After Matthew Dunlap, one of the members of President Trump’s disbanded voting fraud panel, released documents from the commission showing that it had failed to turn up any evidence of widespread voter fraud last week, the panel’s vice chair, Kansas Secretary of State Kris Kobach, made his case for the commission’s existence. One of the foremost proponents of stricter voter identification laws, Kobach, who is running in the primary Tuesday for the Republican nomination for the state’s governorship, has been undeterred since a federal judge struck down a restrictive voting law he had advocated for in the state. And in a statement sent to The Washington Post, Kobach accused Dunlap of being “willfully blind to the voter fraud in front of his nose,” pointing to studies from two conservative groups about the supposed voter fraud that he has been so vocal about: a database from the Heritage Foundation that found 983 convictions in state, local and federal elections dating back decades, and a study from the Government Accountability Institute, a nonprofit founded by Stephen K. Bannon and another Breitbart editor, that purported to find 8,400 instances of double voting in the 2016 election.
Kobach’s response was included in the reports of outlets such as CNN, the Associated Press and HuffPost. But election experts interviewed by The Post said that the two studies made for a flawed portrait of the issue of voter fraud. Examining them provides a window into the ways in which statistics are massaged and studies are selectively deployed in the push to address the supposed mass scourge of voter fraud with stricter voter identification laws.

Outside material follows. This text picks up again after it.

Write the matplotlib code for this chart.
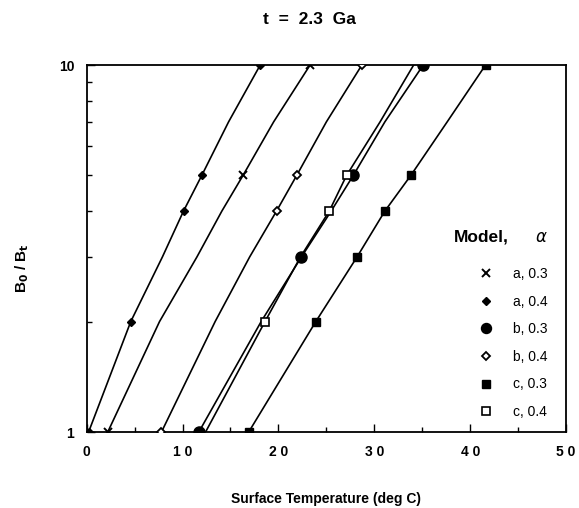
import numpy as np
import matplotlib
matplotlib.use("Agg")
import matplotlib.pyplot as plt
import matplotlib.ticker as mticker
from matplotlib.lines import Line2D

plt.rcParams["font.family"] = ["Liberation Sans", "DejaVu Sans"]

ratio = [1, 2, 3, 4, 5, 7, 10]

# surface temperature (deg C) for each model / alpha
t_a03 = [2.2, 7.6, 11.5, 14.1, 16.3, 19.5, 23.3]
t_a04 = [0.2, 4.6, 7.9, 10.1, 12.0, 14.8, 18.1]
t_b03 = [11.7, 18.2, 22.4, 25.5, 27.8, 31.1, 35.1]
t_b04 = [7.8, 13.4, 17.0, 19.8, 21.9, 25.0, 28.7]
t_c03 = [16.9, 23.9, 28.2, 31.1, 33.8, 37.6, 41.6]
t_c04 = [12.4, 18.6, 22.3, 25.3, 27.1, 30.6, 34.1]

# levels carrying a symbol
mk_a03 = [1, 5, 10]
mk_a04 = [1, 2, 4, 5, 10]
mk_b03 = [1, 3, 5, 10]
mk_b04 = [1, 4, 5, 10]
mk_c03 = [1, 2, 3, 4, 5, 10]
mk_c04 = [2, 4, 5]

labels = ["a, 0.3", "a, 0.4", "b, 0.3", "b, 0.4", "c, 0.3", "c, 0.4"]
series = [t_a03, t_a04, t_b03, t_b04, t_c03, t_c04]
marks = [mk_a03, mk_a04, mk_b03, mk_b04, mk_c03, mk_c04]
styles = [
    dict(marker="x", ms=6, mfc="k", mew=1.4),
    dict(marker="D", ms=4, mfc="k", mew=1.0),
    dict(marker="o", ms=8, mfc="k", mew=1.0),
    dict(marker="D", ms=4.5, mfc="white", mew=1.3),
    dict(marker="s", ms=6, mfc="k", mew=1.0),
    dict(marker="s", ms=6, mfc="white", mew=1.2),
]

fig = plt.figure(figsize=(5.79, 5.08), dpi=100)
ax = fig.add_axes([0.1497, 0.1496, 0.828, 0.7224])

for temps, mk, st in zip(series, marks, styles):
    ax.plot(temps, ratio, color="k", lw=1.2, zorder=2)
    mx = [temps[ratio.index(r)] for r in mk]
    ax.plot(mx, mk, ls="none", color="k", mec="k", zorder=3, **st)

ax.set_yscale("log")
ax.set_xlim(0, 50)
ax.set_ylim(1, 10)
ax.set_xticks([0, 10, 20, 30, 40, 50])
ax.set_xticklabels(["0", "1 0", "2 0", "3 0", "4 0", "5 0"])
ax.xaxis.set_minor_locator(mticker.MultipleLocator(5))
ax.set_yticks([1, 10])
ax.set_yticklabels(["1", "10"])
ax.yaxis.set_minor_formatter(mticker.NullFormatter())
ax.tick_params(which="both", direction="in", top=False, right=False,
               labelsize=10, width=1.0)
ax.tick_params(which="major", length=6, pad=9)
ax.tick_params(which="minor", length=3.5)
for lab in ax.get_xticklabels() + ax.get_yticklabels():
    lab.set_fontweight("bold")
for sp in ax.spines.values():
    sp.set_linewidth(1.3)

ax.set_xlabel("Surface Temperature (deg C)", fontsize=10, fontweight="bold",
              labelpad=24)
ax.set_ylabel(r"B$_\mathbf{0}$ / B$_\mathbf{t}$", fontsize=11,
              fontweight="bold")
ax.yaxis.set_label_coords(-0.116, 0.447)
fig.text(0.535, 0.961, "t  =  2.3  Ga", ha="center", va="center",
         fontsize=12.5, fontweight="bold")

handles = [Line2D([], [], ls="none", color="k", mec="k", **st) for st in styles]
for h in handles:
    h.set_markersize(h.get_markersize() * 0.9)
ax.legend(handles, labels, loc="center left",
          bbox_to_anchor=(0.793, 0.2425), frameon=False, fontsize=10,
          labelspacing=0.98, handletextpad=1.4, handlelength=1.0)
ax.text(0.765, 0.531, "Model,", transform=ax.transAxes, ha="left",
        va="center", fontsize=12.5, fontweight="bold")
ax.text(0.948, 0.531, r"$\alpha$", transform=ax.transAxes, ha="center",
        va="center", fontsize=12)

fig.savefig("out.png", dpi=100)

Though a handful of people vote illegally, either intentionally or unintentionally, every year, election experts say that there is no evidence that voter fraud is a widespread issue of any statistical significance.
Myrna Pérez, a deputy director at New York University’s Brennan Center and an expert on voting rights, pointed out that Heritage Foundation’s database catalogued a range of misconduct that included actions like vote buying or ballot-altering by elected officials — a far cry from the type of fraud alleged by President Trump that informed the commission’s creation.